К сожалению, наше правительство, которое после отставки Сазонова показывало полное равнодушие к польскому вопросу и даже как бы намеренно давало почувствовать, что исполнение манифеста великого князя Николая Николаевича не обязательно для России, — и тут не поняло, как ему поступить. В ответ на заявление Гарусевича от польского коло правительством ничего не было сказано, а в Госуд. Совете Протопопов уже после закрытия заседания вдруг, как бы вспомнив, что ему надо что-то сказать, попросил слова. Всех вернули снова в зал, и, выйдя на трибуну, Протопопов коротко заявил, что правительство по польскому вопросу продолжает стоять на точке зрения манифеста в. к. Николая Николаевича и декларации Горемыкина, произнесенной в свое время в Думе. Подобное заявление, конечно, никого не могло удовлетворить и не могло быть противовесом акту Вильгельма.

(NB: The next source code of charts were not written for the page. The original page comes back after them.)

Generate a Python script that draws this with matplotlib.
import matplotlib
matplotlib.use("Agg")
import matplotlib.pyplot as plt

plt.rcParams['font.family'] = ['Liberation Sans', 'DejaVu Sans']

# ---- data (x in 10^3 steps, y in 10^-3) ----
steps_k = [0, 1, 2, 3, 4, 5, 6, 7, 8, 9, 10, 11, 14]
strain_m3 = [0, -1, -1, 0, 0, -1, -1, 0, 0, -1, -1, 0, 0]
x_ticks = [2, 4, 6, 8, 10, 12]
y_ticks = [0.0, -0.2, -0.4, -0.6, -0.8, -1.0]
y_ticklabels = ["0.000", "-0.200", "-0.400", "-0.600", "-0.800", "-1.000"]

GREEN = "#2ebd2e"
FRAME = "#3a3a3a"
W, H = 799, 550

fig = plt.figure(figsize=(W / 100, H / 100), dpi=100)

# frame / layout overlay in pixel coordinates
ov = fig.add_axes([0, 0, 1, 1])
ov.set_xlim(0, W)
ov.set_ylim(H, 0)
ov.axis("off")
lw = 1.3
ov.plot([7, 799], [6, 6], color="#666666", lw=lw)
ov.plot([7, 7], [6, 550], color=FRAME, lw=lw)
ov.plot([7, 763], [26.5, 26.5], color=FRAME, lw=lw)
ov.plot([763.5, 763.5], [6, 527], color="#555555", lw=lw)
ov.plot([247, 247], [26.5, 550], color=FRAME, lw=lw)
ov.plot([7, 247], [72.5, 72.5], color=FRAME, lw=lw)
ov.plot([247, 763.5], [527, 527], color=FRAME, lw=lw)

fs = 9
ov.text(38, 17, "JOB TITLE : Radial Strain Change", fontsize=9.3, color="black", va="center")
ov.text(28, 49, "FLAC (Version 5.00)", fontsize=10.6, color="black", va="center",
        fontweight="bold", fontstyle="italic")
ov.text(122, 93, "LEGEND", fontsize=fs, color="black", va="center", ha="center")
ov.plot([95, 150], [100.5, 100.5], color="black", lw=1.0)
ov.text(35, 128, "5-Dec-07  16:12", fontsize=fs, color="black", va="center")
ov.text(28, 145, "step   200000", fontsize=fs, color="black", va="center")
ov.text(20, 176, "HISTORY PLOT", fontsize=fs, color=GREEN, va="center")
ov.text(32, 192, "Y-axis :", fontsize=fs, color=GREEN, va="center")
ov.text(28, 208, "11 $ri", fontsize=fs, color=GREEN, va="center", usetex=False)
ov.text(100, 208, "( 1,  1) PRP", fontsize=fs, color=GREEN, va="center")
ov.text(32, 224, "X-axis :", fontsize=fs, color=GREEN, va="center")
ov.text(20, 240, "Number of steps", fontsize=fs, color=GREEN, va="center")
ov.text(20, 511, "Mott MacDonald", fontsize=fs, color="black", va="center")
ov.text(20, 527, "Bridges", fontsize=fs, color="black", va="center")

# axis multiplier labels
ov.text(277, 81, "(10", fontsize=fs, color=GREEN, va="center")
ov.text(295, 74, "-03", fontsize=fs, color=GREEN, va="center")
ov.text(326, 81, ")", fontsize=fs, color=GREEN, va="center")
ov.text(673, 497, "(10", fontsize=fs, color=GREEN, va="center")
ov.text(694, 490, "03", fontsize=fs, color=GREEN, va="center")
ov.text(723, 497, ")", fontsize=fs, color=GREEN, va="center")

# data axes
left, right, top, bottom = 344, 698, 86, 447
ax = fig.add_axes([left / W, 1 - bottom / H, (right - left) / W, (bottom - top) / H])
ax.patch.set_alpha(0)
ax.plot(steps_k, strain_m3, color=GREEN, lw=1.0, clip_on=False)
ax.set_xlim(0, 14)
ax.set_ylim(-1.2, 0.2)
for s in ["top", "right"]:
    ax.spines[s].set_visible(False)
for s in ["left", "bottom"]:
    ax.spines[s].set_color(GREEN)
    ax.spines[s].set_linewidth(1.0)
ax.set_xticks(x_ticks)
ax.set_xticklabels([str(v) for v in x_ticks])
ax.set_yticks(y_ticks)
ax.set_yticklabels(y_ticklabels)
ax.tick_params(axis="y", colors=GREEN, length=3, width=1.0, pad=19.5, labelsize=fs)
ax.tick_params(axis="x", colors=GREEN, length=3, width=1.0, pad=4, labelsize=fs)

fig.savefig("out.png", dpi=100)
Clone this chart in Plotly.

На открытие Думы явились министры во главе со Штюрмером, прослушали речь председателя, затем Штюрмер встал и под крики левых: «Вон, долой изменника Штюрмера!» — вышел из зала, за ним вышли и остальные министры. Они все якобы торопились на заседание Госуд. Совета, которое на этот раз было назначено не в восемь часов вечера, как обычно, а в два часа дня. Председатель Госуд. Совета Куломзин был болен, а заменявший его Голубев по просьбе Штюрмера назначил раннее заседание, так как у Штюрмера и у Протопопова не было никакой декларации и они не хотели выслушивать неприятных для них речей. Накануне заседания я простудился, чувствовал себя неважно, с трудом закончил свою речь и тотчас же передал председательское место Варун-Секрету. Этот маловажный факт был, однако, чреват последствиями. Милюков во время своей речи прочел выдержку из немецкой газеты. Варун-Секрет, очевидно, не расслышав хорошо, что читал Милюков, и упустив из вида, что наказом запрещается употреблять с трибуны иностранные выражения, не остановил Милюкова. Между тем в цитате Милюкова очень недвусмысленно намекалось, что в назначении Штюрмера принимала участие императрица Александра Феодоровна. Штюрмера же он почти прямо назвал изменником. Фраза его была следующей: «Это — победа придворной партии, которая группируется вокруг молодой императрицы».